Many programs are available that make getting a first home mortgage easy. National programs like the FHA (Federal Housing Administration), VA (Veterans Administration); RHCDS (Rural Housing and Community Development Service) are very helpful for getting a loan for the first time homebuyer. Many different institutions make mortgage loans, including banks, credit unions and mortgage companies. A first time home buyer program specifically tailored for low to moderate income families is offered in almost all the states. Courses in homeownership may be offered in your community or online.

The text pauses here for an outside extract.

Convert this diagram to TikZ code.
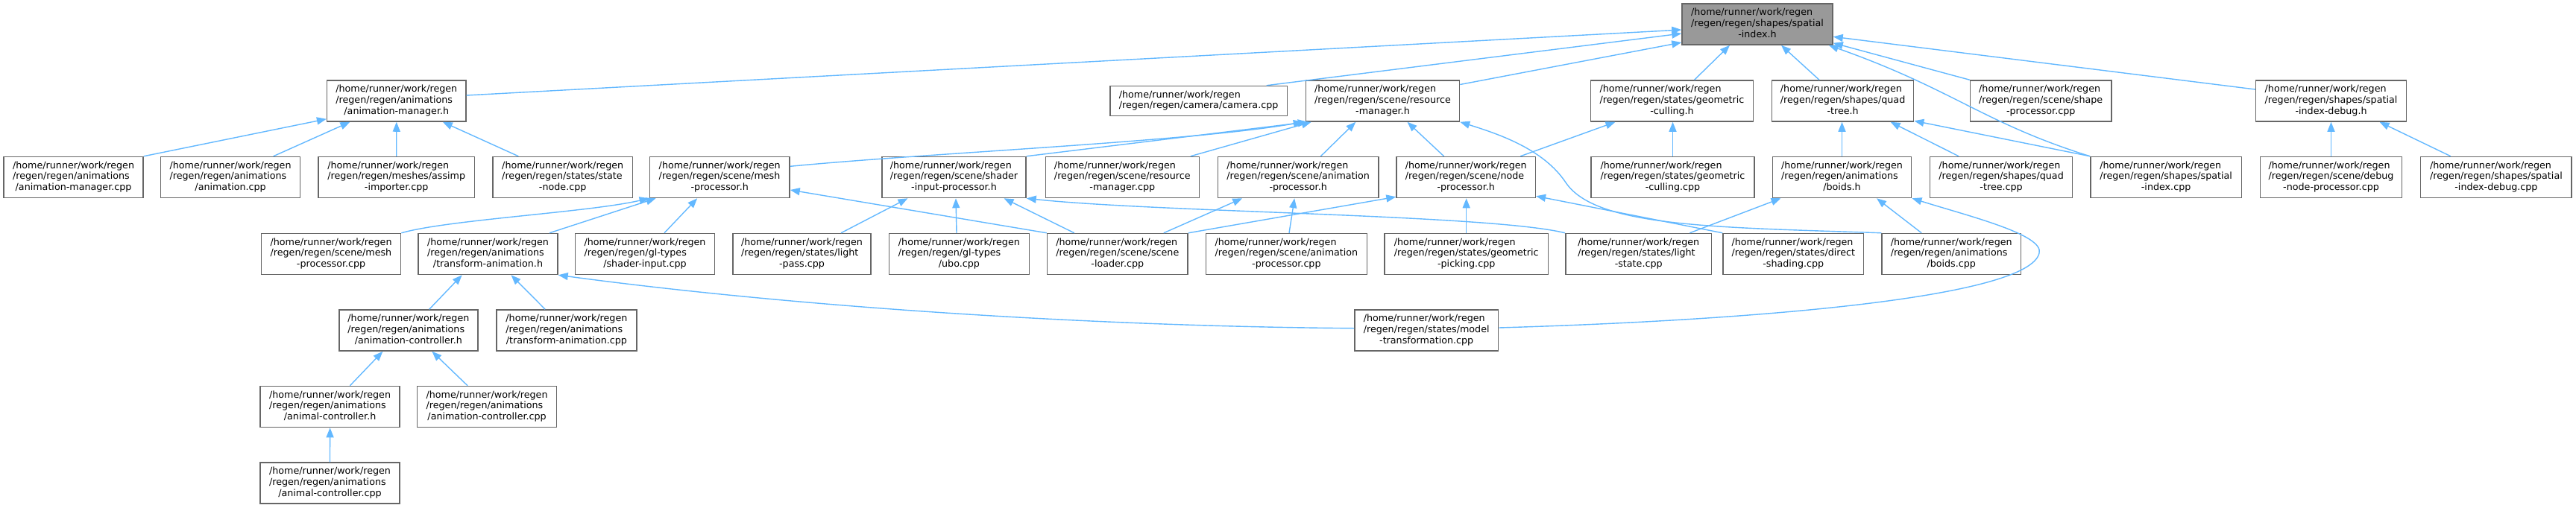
\documentclass[tikz,border=0pt]{standalone}
\usepackage{fontspec}
\setmainfont{DejaVu Sans}
\usetikzlibrary{arrows.meta}
\definecolor{boxgray}{HTML}{666666}
\definecolor{rootfill}{HTML}{999999}
\definecolor{edgeblue}{HTML}{63B8FF}
\newcommand{\dxfont}{\fontsize{12.7}{14.7}\selectfont}
\newcommand{\tlab}[2]{\begin{tabular}{@{}l@{}}/home/runner/work/regen\\#1\\\multicolumn{1}{@{}c@{}}{#2}\end{tabular}}
\tikzset{
  box/.style={draw=boxgray, line width=1.5pt, fill=white, minimum height=55, inner sep=0pt, font=\dxfont},
  rootbox/.style={box, fill=rootfill},
  edge/.style={draw=edgeblue, line width=1.4pt, -{Triangle[length=13pt,width=10pt]}},
}
\begin{document}
\begin{tikzpicture}[x=1pt,y=-1pt]
\useasboundingbox (0,0) rectangle (3455,681);
% row 0
\node[rootbox, minimum width=202] (root) at (2357,32.5) {\tlab{/regen/regen/shapes/spatial}{-index.h}};
% row 1
\node[box, minimum width=186.3] (am_h) at (531.8,135.5) {\tlab{/regen/regen/animations}{/animation-manager.h}};
\node[box, minimum width=237.7, minimum height=40] (cam) at (1607.6,135.5) {\begin{tabular}{@{}l@{}}/home/runner/work/regen\\/regen/regen/camera/camera.cpp\end{tabular}};
\node[box, minimum width=206] (rm_h) at (1854.5,135.5) {\tlab{/regen/regen/scene/resource}{-manager.h}};
\node[box, minimum width=218] (gc_h) at (2242.5,135.5) {\tlab{/regen/regen/states/geometric}{-culling.h}};
\node[box, minimum width=190] (qt_h) at (2471.6,135.5) {\tlab{/regen/regen/shapes/quad}{-tree.h}};
\node[box, minimum width=189.3] (sp_cpp) at (2737.2,135.5) {\tlab{/regen/regen/scene/shape}{-processor.cpp}};
\node[box, minimum width=201.8] (sid_h) at (3126.5,135.5) {\tlab{/regen/regen/shapes/spatial}{-index-debug.h}};
% row 2
\node[box, minimum width=187] (am_cpp) at (98.6,238) {\tlab{/regen/regen/animations}{/animation-manager.cpp}};
\node[box, minimum width=187] (anim_cpp) at (309.1,238) {\tlab{/regen/regen/animations}{/animation.cpp}};
\node[box, minimum width=209.8] (assimp) at (531.7,238) {\tlab{/regen/regen/meshes/assimp}{-importer.cpp}};
\node[box, minimum width=187.8] (sn_cpp) at (754.7,238) {\tlab{/regen/regen/states/state}{-node.cpp}};
\node[box, minimum width=187.7] (mp_h) at (965.2,238) {\tlab{/regen/regen/scene/mesh}{-processor.h}};
\node[box, minimum width=193] (sip_h) at (1279.5,238) {\tlab{/regen/regen/scene/shader}{-input-processor.h}};
\node[box, minimum width=206] (rm_cpp) at (1505.3,238) {\tlab{/regen/regen/scene/resource}{-manager.cpp}};
\node[box, minimum width=215.7] (ap_h) at (1741.2,238) {\tlab{/regen/regen/scene/animation}{-processor.h}};
\node[box, minimum width=186.3] (np_h) at (1966.2,238) {\tlab{/regen/regen/scene/node}{-processor.h}};
\node[box, minimum width=219] (gc_cpp) at (2243.5,238) {\tlab{/regen/regen/states/geometric}{-culling.cpp}};
\node[box, minimum width=186.4] (boids_h) at (2470.5,238) {\tlab{/regen/regen/animations}{/boids.h}};
\node[box, minimum width=190.8] (qt_cpp) at (2684.1,238) {\tlab{/regen/regen/shapes/quad}{-tree.cpp}};
\node[box, minimum width=202.6] (si_cpp) at (2905.1,238) {\tlab{/regen/regen/shapes/spatial}{-index.cpp}};
\node[box, minimum width=190] (dnp_cpp) at (3126.5,238) {\tlab{/regen/regen/scene/debug}{-node-processor.cpp}};
\node[box, minimum width=202.5] (sid_cpp) at (3347.9,238) {\tlab{/regen/regen/shapes/spatial}{-index-debug.cpp}};
% row 3
\node[box, minimum width=187] (mp_cpp) at (444.1,341) {\tlab{/regen/regen/scene/mesh}{-processor.cpp}};
\node[box, minimum width=187] (ta_h) at (654.5,341) {\tlab{/regen/regen/animations}{/transform-animation.h}};
\node[box, minimum width=187] (si_in) at (865,341) {\tlab{/regen/regen/gl-types}{/shader-input.cpp}};
\node[box, minimum width=185] (lp_cpp) at (1075.5,341) {\tlab{/regen/regen/states/light}{-pass.cpp}};
\node[box, minimum width=187.8] (ubo) at (1286.4,341) {\tlab{/regen/regen/gl-types}{/ubo.cpp}};
\node[box, minimum width=188.5] (sl_cpp) at (1498.8,341) {\tlab{/regen/regen/scene/scene}{-loader.cpp}};
\node[box, minimum width=216.3] (ap_cpp) at (1725.4,341) {\tlab{/regen/regen/scene/animation}{-processor.cpp}};
\node[box, minimum width=219.3] (gp_cpp) at (1966.7,341) {\tlab{/regen/regen/states/geometric}{-picking.cpp}};
\node[box, minimum width=195.8] (ls_cpp) at (2197.7,341) {\tlab{/regen/regen/states/light}{-state.cpp}};
\node[box, minimum width=188.6] (ds_cpp) at (2405.3,341) {\tlab{/regen/regen/states/direct}{-shading.cpp}};
\node[box, minimum width=186.3] (boids_cpp) at (2617.2,341) {\tlab{/regen/regen/animations}{/boids.cpp}};
% row 4
\node[box, minimum width=186.3] (ac_h) at (547.9,443.5) {\tlab{/regen/regen/animations}{/animation-controller.h}};
\node[box, minimum width=187.7] (ta_cpp) at (759.9,443.5) {\tlab{/regen/regen/animations}{/transform-animation.cpp}};
\node[box, minimum width=192.9] (mt_cpp) at (1913.2,443.5) {\tlab{/regen/regen/states/model}{-transformation.cpp}};
% row 5
\node[box, minimum width=187] (alc_h) at (442.6,546) {\tlab{/regen/regen/animations}{/animal-controller.h}};
\node[box, minimum width=187] (ac_cpp) at (653.1,546) {\tlab{/regen/regen/animations}{/animation-controller.cpp}};
% row 6
\node[box, minimum width=187] (alc_cpp) at (442.5,648.5) {\tlab{/regen/regen/animations}{/animal-controller.cpp}};

% edges to root
\draw[edge] ([yshift=7.5]am_h.east) -- ([yshift=-7.5]root.west);
\draw[edge] ([xshift=91]cam.north) -- ([yshift=-12.5]root.west);
\draw[edge] ([yshift=22]rm_h.east) -- ([yshift=-24.5]root.west);
\draw[edge] ([xshift=30]gc_h.north) -- ([xshift=-37]root.south);
\draw[edge] ([xshift=-31.6]qt_h.north) -- ([xshift=32]root.south);
\draw[edge] (sp_cpp.north west) -- ([yshift=3]root.south east);
\draw[edge] (si_cpp.north west) .. controls (2660,165) and (2620,120) .. ([xshift=-6]root.south east);
\draw[edge] ([yshift=15.5]sid_h.west) -- ([yshift=-16.8]root.east);
% animation-manager.h
\draw[edge] (am_cpp.north east) -- ([yshift=4]am_h.south west);
\draw[edge] ([xshift=57.6]anim_cpp.north) -- ([xshift=-62.4]am_h.south);
\draw[edge] (assimp.north) -- (am_h.south);
\draw[edge] ([xshift=-59.4]sn_cpp.north) -- ([xshift=62]am_h.south);
% resource-manager.h
\draw[edge] ([yshift=14.7]mp_h.east) .. controls (1250,205) and (1600,190) .. ([xshift=-3]rm_h.south west);
\draw[edge] (sip_h.north east) -- ([xshift=3]rm_h.south west);
\draw[edge] ([xshift=91.5]rm_cpp.north) -- ([xshift=8]rm_h.south west);
\draw[edge] ([xshift=30.2]ap_h.north) -- ([xshift=-36.2]rm_h.south);
\draw[edge] ([xshift=-29.6]np_h.north) -- ([xshift=33]rm_h.south);
\draw[edge] (boids_cpp.north west) .. controls (2300,305) and (2140,305) .. (2100,245) .. controls (2070,200) and (2010,180) .. (rm_h.south east);
% geometric-culling.h
\draw[edge] ([xshift=73]np_h.north) -- ([xshift=-76]gc_h.south);
\draw[edge] (gc_cpp.north) -- (gc_cpp.north |- gc_h.south);
% quad-tree.h
\draw[edge] (boids_h.north) -- (boids_h.north |- qt_h.south);
\draw[edge] ([xshift=-57]qt_cpp.north) -- ([xshift=64]qt_h.south);
\draw[edge] (si_cpp.north west) -- ([yshift=1.5]qt_h.south east);
% spatial-index-debug.h
\draw[edge] (dnp_cpp.north) -- (dnp_cpp.north |- sid_h.south);
\draw[edge] ([xshift=-61]sid_cpp.north) -- ([xshift=65]sid_h.south);
% mesh-processor.h
\draw[edge] (mp_cpp.north east) .. controls (600,295) and (790,285) .. (mp_h.south west);
\draw[edge] ([xshift=82.5]ta_h.north) -- ([xshift=9]mp_h.south west);
\draw[edge] ([xshift=26]si_in.north) -- ([xshift=-30]mp_h.south);
\draw[edge] (sl_cpp.north west) -- ([yshift=-17]mp_h.east);
% shader-input-processor.h
\draw[edge] ([xshift=52.5]lp_cpp.north) -- ([xshift=-62]sip_h.south);
\draw[edge] ([xshift=-3.4]ubo.north) -- ([xshift=2.5]sip_h.south);
\draw[edge] ([xshift=-58]sl_cpp.north) -- ([xshift=67]sip_h.south);
\draw[edge] (ls_cpp.north west) .. controls (2000,288) and (1550,285) .. (sip_h.south east);
% animation-processor.h
\draw[edge] ([xshift=62]sl_cpp.north) -- ([xshift=-75]ap_h.south);
\draw[edge] ([xshift=3.6]ap_cpp.north) -- ([xshift=-5]ap_h.south);
% node-processor.h
\draw[edge] (sl_cpp.north east) -- ([yshift=2]np_h.south west);
\draw[edge] (gp_cpp.north) -- (gp_cpp.north |- np_h.south);
\draw[edge] (ds_cpp.north west) -- ([yshift=3]np_h.south east);
% boids.h
\draw[edge] ([xshift=68.6]ls_cpp.north) -- ([xshift=-82]boids_h.south);
\draw[edge] ([xshift=-40]boids_cpp.north) -- ([xshift=46.5]boids_h.south);
\draw[edge] ([yshift=3.5]mt_cpp.east) .. controls (2350,430) and (2720,400) .. (2735,340) .. controls (2742,315) and (2640,290) .. (boids_h.south east);
% transform-animation.h
\draw[edge] ([xshift=27.8]ac_h.north) -- ([xshift=-34.8]ta_h.south);
\draw[edge] ([xshift=-28.7]ta_cpp.north) -- ([xshift=31]ta_h.south);
\draw[edge] ([yshift=2.8]mt_cpp.west) .. controls (1450,438) and (1050,410) .. (ta_h.south east);
% animation-controller.h
\draw[edge] ([xshift=26.8]alc_h.north) -- ([xshift=-34.5]ac_h.south);
\draw[edge] ([xshift=-26]ac_cpp.north) -- ([xshift=31.5]ac_h.south);
% animal-controller.h
\draw[edge] (alc_cpp.north) -- (alc_h.south);
\end{tikzpicture}
\end{document}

Make use of such resources to become an informed homebuyer.
Some of the criteria to be considered to borrow money to purchase a home include:
- A steady source of income and regular employment in the last two years.
- A manageable amount of debt and the ability to pay bills regularly.
- Some amount of savings to meet the down payment and closing costs.
- Afford mortgage and maintenance costs.
- Live in the house long enough to build some equity.
- Take into account other priorities.
What Kind of Loan Should I Use?
There are two broad categories of mortgages: fixed and adjustable rate. All mortgages fall into one of these two categories. In a fixed rate mortgage, the interest rate is the same throughout the term of the mortgage. In an adjustable rate mortgage, the interest rate is subject to changes throughout the term of the mortgage after an initial fixed period of years. Within these two broad categories, there are many different types of mortgages. Each loan is designed to cater to people in different financial situations. Many of which are for the first home buyer.
For most people, the mortgage payment may include three parts:
- A payment on the principal of the loan (that is, the amount borrowed);
- A payment on the interest;
- Payments into a special account (called an escrow account) that your lender maintains to pay for things like your hazard insurance and property taxes.
These elements are called P.I.T.I. (Principal-Interest-Taxes-Insurance).
The closing is the actual settlement of the loan. The mortgage lender gives an estimate of the closing costs, the monthly payment and other mortgage costs, usually within three business days after applying. The settlement process is governed by the Real Estate Settlement Procedures Act (RESPA) of 1974. The lender is required by RESPA to give the borrower a Good Faith Estimate of the settlement costs that he or she is likely to encounter.